The Nature of the Problem
It’s possible to understand the deeper problem with parametric feature-based modelling by considering two fundamental concepts. A process is ‘imperative’ if it describes a sequence of steps to reach an end state (the term ‘procedural’ is also used for this). A process is ‘declarative’ if it describes what the end state is.
Parametric feature-based modelling is, by its very nature, imperative. That is, it is based on a sequence of commands (the history tree) that change the state of the model. Little known to most users is that it’s typical for parametric feature-based modellers to use a LISP interpreter, buried in the program, to evaluate the history tree.
The process of engineering, as practiced by humans, is primarily declarative, in that it describes what something ‘is’, and is secondarily imperative, in that the process of actually making something often requires a sequence of steps.
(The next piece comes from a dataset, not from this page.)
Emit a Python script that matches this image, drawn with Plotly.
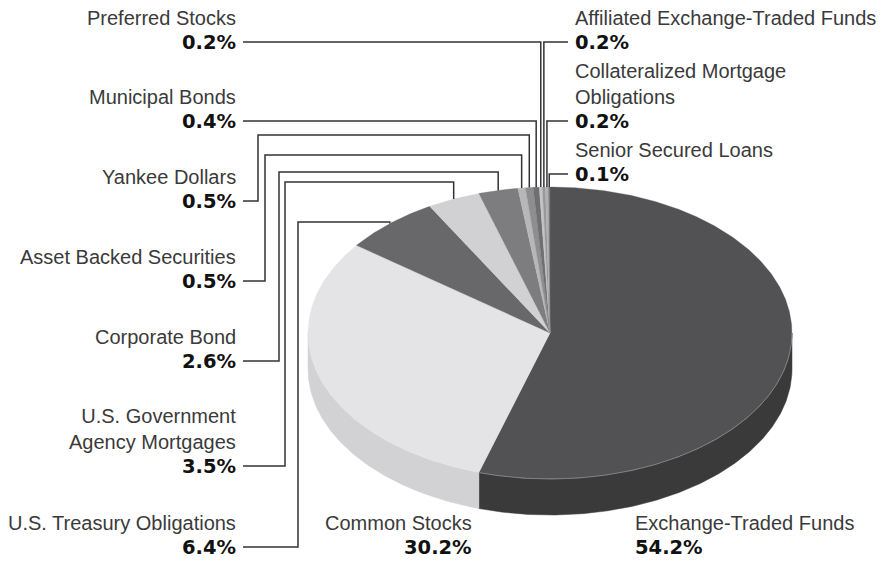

While this distinction between imperative and declarative may seem a little esoteric, what it does show is where parametric feature-based modelling works well (with the portion of the engineering process that is imperative), and where it does not work well (with the portion of the engineering process that is declarative).
Because the terms procedural and declarative also relate to forms of human memory, this distinction also provides an explanation of why some people are able to easily learn to use parametric feature-based CAD systems – it is because they have strong functioning procedural memory.
Typical solutions to the problem
It is ultimately the difference between the imperative nature of parametric feature-based CAD, and the declarative needs of the engineering process, that leads to the gap in practice between the theoretical productivity of the software and its actual productivity.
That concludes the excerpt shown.